Bisnis.com, JAKARTA— Perusahaan asuransi turut berinvestasi dalam mengelola bisnisnya. Tak sedikit perusahaan asuransi umum yang memilih instrumen obligasi dan Surat Berharga Negara (SBN) dalam berinvestasi.
Seperti halnya, PT Asuransi Tugu Pratama Indonesia Tbk. atau Tugu Insurance, di mana alokasi portofolio investasi terbesar masih konsisten pada instrumen obligasi yakni sebesar 43,2 persen.
Selanjutnya, Asuransi Wahana Tata (Aswata), di mana portofolio terbesar perusahaan untuk saat ini di Surat Berharga Negara (SBN) dan obligasi pemerintah atau swasta yakni 40 persen.
Pakar investasi menilai bahwa banyak perusahaan asuransi yang menempatkan investasi paling banyak pada obligasi dan SBN, salah satu faktornya adalah karena keduanya instrumen keuangan yang relatif aman dan stabil.
Meskipun obligasi dan SBN cenderung memberikan tingkat pengembalian yang lebih rendah daripada beberapa instrumen investasi lainnya, tetap dianggap sebagai pilihan yang cukup menjanjikan mengingat perusahaan asuransi harus menjaga keseimbangan antara menghasilkan keuntungan dari investasi dan menjaga likuiditas untuk membayar klaim.
“Dalam mengelola portofolio investasi, perusahaan asuransi cenderung mencari stabilitas dan menghindari risiko tinggi untuk memastikan ketersediaan dana dalam menanggapi klaim tertanggung dan menjaga stabilitas keuangan perusahaan,” kata President & CEO PT Pinnacle Persada Investama Guntur Putra kepada Bisnis, Minggu (6/7/2023).
Kendati demikian, Guntur mengatakan dalam berinvestasi pada instrumen pada dasarnya pasti ada aspek risikonya, meskipun investasi pada obligasi dan SBN lebih stabil dibandingkan dengan beberapa instrumen investasi lainnya, tidak ada investasi yang sepenuhnya bebas dari risiko.
Dia menyebut perusahaan asuransi pun harus tetap waspada terhadap fluktuasi pasar dan risiko perubahan suku bunga yang dapat mempengaruhi nilai dari investasi mereka.

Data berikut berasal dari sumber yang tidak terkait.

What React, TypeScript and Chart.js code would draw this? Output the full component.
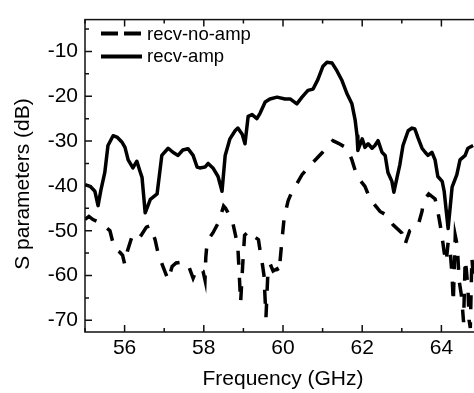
import React, { useEffect, useRef } from "react";
import { Chart, registerables } from "chart.js";

Chart.register(...registerables);

// ---- data ----
const FREQ_AMP = [
  55.0, 55.13, 55.25, 55.33, 55.4, 55.5, 55.58, 55.71, 55.82, 55.93, 56.01, 56.09, 56.21, 56.31, 56.38, 56.44,
  56.52, 56.65, 56.82, 56.94, 57.1, 57.22, 57.35, 57.47, 57.6, 57.73, 57.83, 57.9, 58.03, 58.11, 58.23, 58.36,
  58.46, 58.54, 58.66, 58.79, 58.86, 58.97, 59.04, 59.12, 59.22, 59.34, 59.42, 59.55, 59.67, 59.85, 60.05,
  60.18, 60.35, 60.48, 60.63, 60.76, 60.88, 61.01, 61.11, 61.24, 61.36, 61.49, 61.62, 61.74, 61.82, 61.87,
  61.89, 62.0, 62.07, 62.15, 62.25, 62.32, 62.4, 62.5, 62.58, 62.65, 62.75, 62.8, 62.88, 62.95, 63.03, 63.16,
  63.26, 63.33, 63.41, 63.51, 63.59, 63.66, 63.76, 63.84, 63.91, 64.02, 64.07, 64.17, 64.27, 64.39, 64.47,
  64.6, 64.67, 64.8,
];
const SPAR_AMP = [
  -39.7, -40.1, -41.2, -44.4, -41.0, -37.0, -31.0, -28.8, -29.2, -30.2, -31.4, -34.2, -36.0, -34.5, -36.5, -38.1,
  -46.0, -43.0, -41.8, -33.2, -31.6, -32.5, -33.2, -32.0, -31.7, -33.2, -35.8, -36.0, -35.8, -35.0, -36.0, -37.9,
  -41.2, -33.2, -29.5, -27.7, -27.1, -28.5, -30.6, -24.5, -24.1, -25.0, -23.8, -21.3, -20.6, -20.2, -20.6,
  -20.6, -21.7, -20.2, -18.7, -18.4, -16.3, -13.3, -12.4, -12.6, -14.3, -16.5, -19.5, -21.7, -25.2, -28.8,
  -32.1, -29.5, -31.4, -30.6, -31.6, -31.0, -29.9, -32.5, -33.2, -37.0, -39.0, -41.4, -38.1, -35.3, -31.0, -27.7,
  -27.1, -27.3, -29.3, -31.6, -32.5, -33.2, -32.5, -34.2, -37.9, -39.0, -41.2, -49.5, -40.3, -37.5, -34.2,
  -33.2, -31.6, -31.0,
];
const FREQ_NOAMP = [
  55.0, 55.1, 55.2, 55.33, 55.45, 55.63, 55.7, 55.76, 55.88, 55.95, 56.0, 56.07, 56.18, 56.3, 56.42, 56.55,
  56.64, 56.77, 56.85, 56.97, 57.1, 57.2, 57.3, 57.45, 57.6, 57.73, 57.83, 57.92, 57.98, 58.03, 58.05, 58.08,
  58.15, 58.23, 58.38, 58.5, 58.55, 58.72, 58.8, 58.86, 58.88, 58.93, 58.98, 59.03, 59.15, 59.3, 59.38, 59.43,
  59.48, 59.52, 59.57, 59.62, 59.68, 59.75, 59.85, 59.9, 59.97, 60.03, 60.13, 60.22, 60.35, 60.48, 60.73, 61.0,
  61.26, 61.4, 61.62, 61.74, 61.87, 62.07, 62.2, 62.45, 62.63, 62.78, 63.0, 63.08, 63.2, 63.33, 63.4, 63.51,
  63.55, 63.68, 63.84, 63.91, 63.97, 64.02, 64.07, 64.12, 64.17, 64.22, 64.27, 64.3, 64.35, 64.4, 64.45, 64.5,
  64.53, 64.56, 64.6, 64.63, 64.67, 64.7, 64.73, 64.77, 64.82,
];
const SPAR_NOAMP = [
  -47.5, -46.8, -47.5, -48.0, -48.7, -50.0, -52.5, -54.2, -54.8, -55.5, -57.4, -54.6, -51.5, -52.3, -51.0, -49.2,
  -48.9, -52.0, -55.2, -58.0, -61.0, -58.0, -57.2, -57.0, -57.5, -60.6, -58.5, -58.7, -59.0, -61.0, -56.0, -53.0,
  -51.5, -50.5, -48.0, -44.5, -45.0, -47.7, -51.0, -53.7, -57.0, -66.0, -58.0, -51.0, -50.0, -51.5, -52.0, -55.0,
  -57.5, -60.0, -69.3, -59.0, -57.5, -59.0, -58.5, -59.3, -52.5, -47.0, -43.3, -41.4, -39.5, -37.5, -35.0, -32.5,
  -29.9, -30.5, -31.6, -34.2, -37.9, -40.1, -43.0, -45.7, -46.6, -48.7, -50.5, -53.1, -50.0, -49.4, -49.2, -45.7,
  -43.3, -41.8, -42.9, -45.7, -48.7, -51.6, -54.8, -57.0, -52.6, -54.4, -60.0, -66.0, -51.1, -53.3, -61.3, -64.1,
  -67.0, -70.4, -56.5, -58.7, -62.8, -70.0, -71.7, -56.0, -62.0,
];

const SERIES_NAMES = ["recv-no-amp", "recv-amp"];
const X_TICKS = [56, 58, 60, 62, 64];
const X_MINOR = [55, 57, 59, 61, 63, 65];
const Y_TICKS = [-10, -20, -30, -40, -50, -60, -70];
const Y_MINOR = [-5, -15, -25, -35, -45, -55, -65];
const X_TITLE = "Frequency (GHz)";
const Y_TITLE = "S parameters (dB)";
const X_MIN = 55;
const X_MAX = 65;
const Y_MIN = -72.6;
const Y_MAX = -2.9;

const FONT = '"Liberation Sans", Arial, Helvetica, sans-serif';

const framePlugin = {
  id: "frameTicksLegend",
  afterDraw(chart: any) {
    const { ctx, chartArea: a, scales } = chart;
    const xs = scales.x;
    const ys = scales.y;
    ctx.save();
    ctx.strokeStyle = "#111";
    ctx.lineWidth = 1.5;
    ctx.strokeRect(a.left, a.top, a.right - a.left, a.bottom - a.top);

    const vtick = (v: number, len: number) => {
      const p = xs.getPixelForValue(v);
      ctx.beginPath();
      ctx.moveTo(p, a.bottom);
      ctx.lineTo(p, a.bottom - len);
      ctx.moveTo(p, a.top);
      ctx.lineTo(p, a.top + len);
      ctx.stroke();
    };
    const htick = (v: number, len: number) => {
      const p = ys.getPixelForValue(v);
      ctx.beginPath();
      ctx.moveTo(a.left, p);
      ctx.lineTo(a.left + len, p);
      ctx.moveTo(a.right, p);
      ctx.lineTo(a.right - len, p);
      ctx.stroke();
    };
    X_TICKS.forEach((v) => vtick(v, 7));
    X_MINOR.forEach((v) => vtick(v, 4));
    Y_TICKS.forEach((v) => htick(v, 7));
    Y_MINOR.forEach((v) => htick(v, 4));

    // axis titles
    ctx.fillStyle = "#000";
    ctx.font = `21px ${FONT}`;
    ctx.textAlign = "center";
    ctx.textBaseline = "alphabetic";
    ctx.fillText(X_TITLE, (a.left + a.right) / 2, 385);
    ctx.save();
    ctx.translate(29, 184);
    ctx.rotate(-Math.PI / 2);
    ctx.fillText(Y_TITLE, 0, 0);
    ctx.restore();

    // legend
    ctx.strokeStyle = "#000";
    ctx.lineWidth = 4;
    ctx.setLineDash([17, 6]);
    ctx.beginPath();
    ctx.moveTo(101, 33.5);
    ctx.lineTo(142, 33.5);
    ctx.stroke();
    ctx.setLineDash([]);
    ctx.beginPath();
    ctx.moveTo(101, 56.5);
    ctx.lineTo(142, 56.5);
    ctx.stroke();
    ctx.font = `18.5px ${FONT}`;
    ctx.textAlign = "left";
    ctx.fillText(SERIES_NAMES[0], 147, 39.5);
    ctx.fillText(SERIES_NAMES[1], 147, 62);
    ctx.restore();
  },
};

export default function App() {
  const ref = useRef<HTMLCanvasElement | null>(null);

  useEffect(() => {
    document.body.style.margin = "0";
    const canvas = ref.current;
    if (!canvas) return;
    const chart = new Chart(canvas, {
      type: "line",
      data: {
        datasets: [
          {
            label: SERIES_NAMES[0],
            data: FREQ_NOAMP.map((f, i) => ({ x: f, y: SPAR_NOAMP[i] })),
            borderColor: "#000",
            borderWidth: 3.5,
            borderDash: [14, 13],
            pointRadius: 0,
            tension: 0,
            fill: false,
          },
          {
            label: SERIES_NAMES[1],
            data: FREQ_AMP.map((f, i) => ({ x: f, y: SPAR_AMP[i] })),
            borderColor: "#000",
            borderWidth: 3.5,
            pointRadius: 0,
            tension: 0,
            fill: false,
            borderJoinStyle: "round",
          },
        ],
      },
      options: {
        animation: false,
        responsive: false,
        maintainAspectRatio: false,
        devicePixelRatio: 1,
        layout: { padding: { top: 10, right: 9, left: 0, bottom: 0 } },
        plugins: { legend: { display: false }, tooltip: { enabled: false } },
        scales: {
          x: {
            type: "linear",
            min: X_MIN,
            max: X_MAX,
            grid: { display: false, drawTicks: false },
            border: { display: false },
            afterBuildTicks: (s: any) => {
              s.ticks = X_TICKS.map((v) => ({ value: v }));
            },
            afterFit: (s: any) => {
              s.height = 61;
            },
            ticks: {
              color: "#000",
              font: { size: 21, family: FONT },
              padding: 4,
              maxRotation: 0,
              autoSkip: false,
            },
          },
          y: {
            type: "linear",
            min: Y_MIN,
            max: Y_MAX,
            grid: { display: false, drawTicks: false },
            border: { display: false },
            afterBuildTicks: (s: any) => {
              s.ticks = Y_TICKS.map((v) => ({ value: v }));
            },
            afterFit: (s: any) => {
              s.width = 85;
            },
            ticks: {
              color: "#000",
              font: { size: 21, family: FONT },
              padding: 7,
              autoSkip: false,
            },
          },
        },
      },
      plugins: [framePlugin],
    } as any);
    return () => chart.destroy();
  }, []);

  return (
    <div style={{ width: 474, height: 393, overflow: "hidden", position: "relative", background: "#fff" }}>
      <canvas ref={ref} width={490} height={393} style={{ width: 490, height: 393, display: "block" }} />
    </div>
  );
}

Secara karakter untuk perusahaan asuransi sangat penting untuk bisa memastikan asset liability matching (ALM) yang optimal dan sesuai, dan strategi investasi ideal untuk perusahaan asuransi umumnya harus seimbang antara mencari tingkat pengembalian yang wajar untuk memastikan pertumbuhan portofolio investasi, serta mengelola risiko secara efektif.
“Strategi ini dapat mencakup diversifikasi investasi dengan memasukkan instrumen keuangan lainnya seperti saham, real estate dan produk investasi lain yang sesuai dengan profil risiko perusahaan,” ungkap Guntur.
Dengan cara ini, lanjut Guntur, perusahaan asuransi dapat mencapai tingkat pengembalian yang lebih baik sambil tetap memitigasi risiko yang terkait dengan fluktuasi pasar.
“Penting juga bagi perusahaan asuransi untuk memiliki tim ahli yang memahami pasar keuangan dan risiko investasi untuk membantu mengambil keputusan yang tepat dalam mengelola portofolio investasi mereka,” tuturnya.